→ **WORK TO DO**
Read the records and write them out again exactly.

▼

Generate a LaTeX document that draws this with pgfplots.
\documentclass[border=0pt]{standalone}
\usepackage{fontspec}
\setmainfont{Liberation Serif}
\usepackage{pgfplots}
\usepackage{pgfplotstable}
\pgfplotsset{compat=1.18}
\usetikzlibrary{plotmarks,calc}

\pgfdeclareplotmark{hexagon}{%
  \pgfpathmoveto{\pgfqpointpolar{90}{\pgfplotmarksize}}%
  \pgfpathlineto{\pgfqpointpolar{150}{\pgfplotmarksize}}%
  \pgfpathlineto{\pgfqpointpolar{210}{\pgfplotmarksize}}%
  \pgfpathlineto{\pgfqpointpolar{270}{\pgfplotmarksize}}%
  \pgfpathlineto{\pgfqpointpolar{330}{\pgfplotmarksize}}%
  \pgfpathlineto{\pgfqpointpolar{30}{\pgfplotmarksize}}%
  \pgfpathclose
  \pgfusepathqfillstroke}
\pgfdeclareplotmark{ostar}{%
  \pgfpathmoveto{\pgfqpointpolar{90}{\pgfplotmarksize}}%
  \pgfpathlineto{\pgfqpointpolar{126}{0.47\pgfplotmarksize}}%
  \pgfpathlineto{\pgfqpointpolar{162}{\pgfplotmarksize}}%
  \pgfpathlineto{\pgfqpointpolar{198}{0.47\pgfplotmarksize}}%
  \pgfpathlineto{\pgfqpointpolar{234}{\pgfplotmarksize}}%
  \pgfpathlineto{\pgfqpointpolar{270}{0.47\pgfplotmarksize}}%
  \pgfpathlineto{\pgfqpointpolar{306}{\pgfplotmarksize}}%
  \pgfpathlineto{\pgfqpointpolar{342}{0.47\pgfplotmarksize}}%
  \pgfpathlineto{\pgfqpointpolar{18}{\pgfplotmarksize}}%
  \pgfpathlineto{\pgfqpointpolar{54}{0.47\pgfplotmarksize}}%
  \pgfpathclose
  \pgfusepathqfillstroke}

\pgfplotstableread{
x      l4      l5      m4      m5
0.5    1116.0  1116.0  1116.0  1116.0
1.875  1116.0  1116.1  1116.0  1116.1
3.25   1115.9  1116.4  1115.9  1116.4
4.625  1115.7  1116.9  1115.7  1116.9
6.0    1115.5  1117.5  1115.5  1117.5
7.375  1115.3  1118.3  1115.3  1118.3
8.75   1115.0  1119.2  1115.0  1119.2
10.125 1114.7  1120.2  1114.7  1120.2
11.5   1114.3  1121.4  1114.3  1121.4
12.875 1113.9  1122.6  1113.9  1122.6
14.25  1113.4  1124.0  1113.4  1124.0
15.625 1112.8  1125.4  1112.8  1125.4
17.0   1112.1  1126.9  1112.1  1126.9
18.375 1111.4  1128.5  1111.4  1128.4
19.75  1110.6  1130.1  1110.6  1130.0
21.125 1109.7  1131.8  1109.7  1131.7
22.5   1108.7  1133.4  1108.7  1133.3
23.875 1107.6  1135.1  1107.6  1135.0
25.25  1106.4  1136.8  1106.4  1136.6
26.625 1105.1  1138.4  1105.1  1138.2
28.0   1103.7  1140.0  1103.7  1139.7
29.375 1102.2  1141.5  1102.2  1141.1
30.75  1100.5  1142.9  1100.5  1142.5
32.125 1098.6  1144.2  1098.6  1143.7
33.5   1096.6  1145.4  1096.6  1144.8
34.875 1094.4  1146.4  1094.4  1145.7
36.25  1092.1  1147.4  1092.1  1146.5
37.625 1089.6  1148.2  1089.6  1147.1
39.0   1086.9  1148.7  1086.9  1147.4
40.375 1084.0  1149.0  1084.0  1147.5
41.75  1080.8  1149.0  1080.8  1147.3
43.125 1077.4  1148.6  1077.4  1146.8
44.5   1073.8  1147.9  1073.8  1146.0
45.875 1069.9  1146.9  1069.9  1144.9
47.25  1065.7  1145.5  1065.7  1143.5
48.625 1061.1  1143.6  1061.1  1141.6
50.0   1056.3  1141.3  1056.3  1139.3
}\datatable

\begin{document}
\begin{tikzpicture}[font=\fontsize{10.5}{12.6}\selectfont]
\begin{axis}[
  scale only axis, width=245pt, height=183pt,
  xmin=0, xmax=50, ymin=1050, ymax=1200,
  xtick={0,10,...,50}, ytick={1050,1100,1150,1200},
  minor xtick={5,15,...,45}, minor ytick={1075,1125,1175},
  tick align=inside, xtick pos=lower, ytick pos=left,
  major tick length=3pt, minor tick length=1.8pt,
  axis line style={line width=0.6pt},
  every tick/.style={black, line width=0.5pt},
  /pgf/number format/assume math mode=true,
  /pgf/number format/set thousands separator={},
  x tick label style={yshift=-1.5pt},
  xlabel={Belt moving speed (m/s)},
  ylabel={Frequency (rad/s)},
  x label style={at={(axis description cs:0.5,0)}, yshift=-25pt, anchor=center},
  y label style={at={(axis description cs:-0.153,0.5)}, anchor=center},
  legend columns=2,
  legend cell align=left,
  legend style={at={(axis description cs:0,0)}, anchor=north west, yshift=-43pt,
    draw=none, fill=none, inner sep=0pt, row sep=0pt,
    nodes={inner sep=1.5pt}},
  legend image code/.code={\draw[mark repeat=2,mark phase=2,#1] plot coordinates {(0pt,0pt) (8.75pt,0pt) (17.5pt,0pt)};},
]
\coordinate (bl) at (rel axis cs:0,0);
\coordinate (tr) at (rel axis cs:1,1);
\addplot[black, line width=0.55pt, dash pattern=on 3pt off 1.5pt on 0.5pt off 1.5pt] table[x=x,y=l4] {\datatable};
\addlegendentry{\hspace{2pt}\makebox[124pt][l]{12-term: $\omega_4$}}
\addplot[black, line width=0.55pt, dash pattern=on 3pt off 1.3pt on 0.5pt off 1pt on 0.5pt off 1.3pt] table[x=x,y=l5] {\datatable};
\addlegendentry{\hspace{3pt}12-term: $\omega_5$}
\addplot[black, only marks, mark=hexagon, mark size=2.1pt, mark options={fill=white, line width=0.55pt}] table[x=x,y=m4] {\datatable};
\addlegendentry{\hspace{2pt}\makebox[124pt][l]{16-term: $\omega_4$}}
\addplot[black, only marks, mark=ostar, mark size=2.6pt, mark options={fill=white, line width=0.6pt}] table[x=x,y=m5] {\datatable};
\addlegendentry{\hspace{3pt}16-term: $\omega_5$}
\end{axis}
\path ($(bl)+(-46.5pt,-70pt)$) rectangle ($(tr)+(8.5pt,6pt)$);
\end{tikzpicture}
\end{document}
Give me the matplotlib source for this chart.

▲

→ **COMPLETE OUTPUT**
Generate a LaTeX document that draws this with pgfplots.
\documentclass[border=0pt]{standalone}
\usepackage{fontspec}
\setmainfont{Liberation Serif}
\usepackage{pgfplots}
\usepackage{pgfplotstable}
\pgfplotsset{compat=1.18}
\usetikzlibrary{plotmarks,calc}

\pgfdeclareplotmark{hexagon}{%
  \pgfpathmoveto{\pgfqpointpolar{90}{\pgfplotmarksize}}%
  \pgfpathlineto{\pgfqpointpolar{150}{\pgfplotmarksize}}%
  \pgfpathlineto{\pgfqpointpolar{210}{\pgfplotmarksize}}%
  \pgfpathlineto{\pgfqpointpolar{270}{\pgfplotmarksize}}%
  \pgfpathlineto{\pgfqpointpolar{330}{\pgfplotmarksize}}%
  \pgfpathlineto{\pgfqpointpolar{30}{\pgfplotmarksize}}%
  \pgfpathclose
  \pgfusepathqfillstroke}
\pgfdeclareplotmark{ostar}{%
  \pgfpathmoveto{\pgfqpointpolar{90}{\pgfplotmarksize}}%
  \pgfpathlineto{\pgfqpointpolar{126}{0.47\pgfplotmarksize}}%
  \pgfpathlineto{\pgfqpointpolar{162}{\pgfplotmarksize}}%
  \pgfpathlineto{\pgfqpointpolar{198}{0.47\pgfplotmarksize}}%
  \pgfpathlineto{\pgfqpointpolar{234}{\pgfplotmarksize}}%
  \pgfpathlineto{\pgfqpointpolar{270}{0.47\pgfplotmarksize}}%
  \pgfpathlineto{\pgfqpointpolar{306}{\pgfplotmarksize}}%
  \pgfpathlineto{\pgfqpointpolar{342}{0.47\pgfplotmarksize}}%
  \pgfpathlineto{\pgfqpointpolar{18}{\pgfplotmarksize}}%
  \pgfpathlineto{\pgfqpointpolar{54}{0.47\pgfplotmarksize}}%
  \pgfpathclose
  \pgfusepathqfillstroke}

\pgfplotstableread{
x      l4      l5      m4      m5
0.5    1116.0  1116.0  1116.0  1116.0
1.875  1116.0  1116.1  1116.0  1116.1
3.25   1115.9  1116.4  1115.9  1116.4
4.625  1115.7  1116.9  1115.7  1116.9
6.0    1115.5  1117.5  1115.5  1117.5
7.375  1115.3  1118.3  1115.3  1118.3
8.75   1115.0  1119.2  1115.0  1119.2
10.125 1114.7  1120.2  1114.7  1120.2
11.5   1114.3  1121.4  1114.3  1121.4
12.875 1113.9  1122.6  1113.9  1122.6
14.25  1113.4  1124.0  1113.4  1124.0
15.625 1112.8  1125.4  1112.8  1125.4
17.0   1112.1  1126.9  1112.1  1126.9
18.375 1111.4  1128.5  1111.4  1128.4
19.75  1110.6  1130.1  1110.6  1130.0
21.125 1109.7  1131.8  1109.7  1131.7
22.5   1108.7  1133.4  1108.7  1133.3
23.875 1107.6  1135.1  1107.6  1135.0
25.25  1106.4  1136.8  1106.4  1136.6
26.625 1105.1  1138.4  1105.1  1138.2
28.0   1103.7  1140.0  1103.7  1139.7
29.375 1102.2  1141.5  1102.2  1141.1
30.75  1100.5  1142.9  1100.5  1142.5
32.125 1098.6  1144.2  1098.6  1143.7
33.5   1096.6  1145.4  1096.6  1144.8
34.875 1094.4  1146.4  1094.4  1145.7
36.25  1092.1  1147.4  1092.1  1146.5
37.625 1089.6  1148.2  1089.6  1147.1
39.0   1086.9  1148.7  1086.9  1147.4
40.375 1084.0  1149.0  1084.0  1147.5
41.75  1080.8  1149.0  1080.8  1147.3
43.125 1077.4  1148.6  1077.4  1146.8
44.5   1073.8  1147.9  1073.8  1146.0
45.875 1069.9  1146.9  1069.9  1144.9
47.25  1065.7  1145.5  1065.7  1143.5
48.625 1061.1  1143.6  1061.1  1141.6
50.0   1056.3  1141.3  1056.3  1139.3
}\datatable

\begin{document}
\begin{tikzpicture}[font=\fontsize{10.5}{12.6}\selectfont]
\begin{axis}[
  scale only axis, width=245pt, height=183pt,
  xmin=0, xmax=50, ymin=1050, ymax=1200,
  xtick={0,10,...,50}, ytick={1050,1100,1150,1200},
  minor xtick={5,15,...,45}, minor ytick={1075,1125,1175},
  tick align=inside, xtick pos=lower, ytick pos=left,
  major tick length=3pt, minor tick length=1.8pt,
  axis line style={line width=0.6pt},
  every tick/.style={black, line width=0.5pt},
  /pgf/number format/assume math mode=true,
  /pgf/number format/set thousands separator={},
  x tick label style={yshift=-1.5pt},
  xlabel={Belt moving speed (m/s)},
  ylabel={Frequency (rad/s)},
  x label style={at={(axis description cs:0.5,0)}, yshift=-25pt, anchor=center},
  y label style={at={(axis description cs:-0.153,0.5)}, anchor=center},
  legend columns=2,
  legend cell align=left,
  legend style={at={(axis description cs:0,0)}, anchor=north west, yshift=-43pt,
    draw=none, fill=none, inner sep=0pt, row sep=0pt,
    nodes={inner sep=1.5pt}},
  legend image code/.code={\draw[mark repeat=2,mark phase=2,#1] plot coordinates {(0pt,0pt) (8.75pt,0pt) (17.5pt,0pt)};},
]
\coordinate (bl) at (rel axis cs:0,0);
\coordinate (tr) at (rel axis cs:1,1);
\addplot[black, line width=0.55pt, dash pattern=on 3pt off 1.5pt on 0.5pt off 1.5pt] table[x=x,y=l4] {\datatable};
\addlegendentry{\hspace{2pt}\makebox[124pt][l]{12-term: $\omega_4$}}
\addplot[black, line width=0.55pt, dash pattern=on 3pt off 1.3pt on 0.5pt off 1pt on 0.5pt off 1.3pt] table[x=x,y=l5] {\datatable};
\addlegendentry{\hspace{3pt}12-term: $\omega_5$}
\addplot[black, only marks, mark=hexagon, mark size=2.1pt, mark options={fill=white, line width=0.55pt}] table[x=x,y=m4] {\datatable};
\addlegendentry{\hspace{2pt}\makebox[124pt][l]{16-term: $\omega_4$}}
\addplot[black, only marks, mark=ostar, mark size=2.6pt, mark options={fill=white, line width=0.6pt}] table[x=x,y=m5] {\datatable};
\addlegendentry{\hspace{3pt}16-term: $\omega_5$}
\end{axis}
\path ($(bl)+(-46.5pt,-70pt)$) rectangle ($(tr)+(8.5pt,6pt)$);
\end{tikzpicture}
\end{document}
Give me the matplotlib source for this chart.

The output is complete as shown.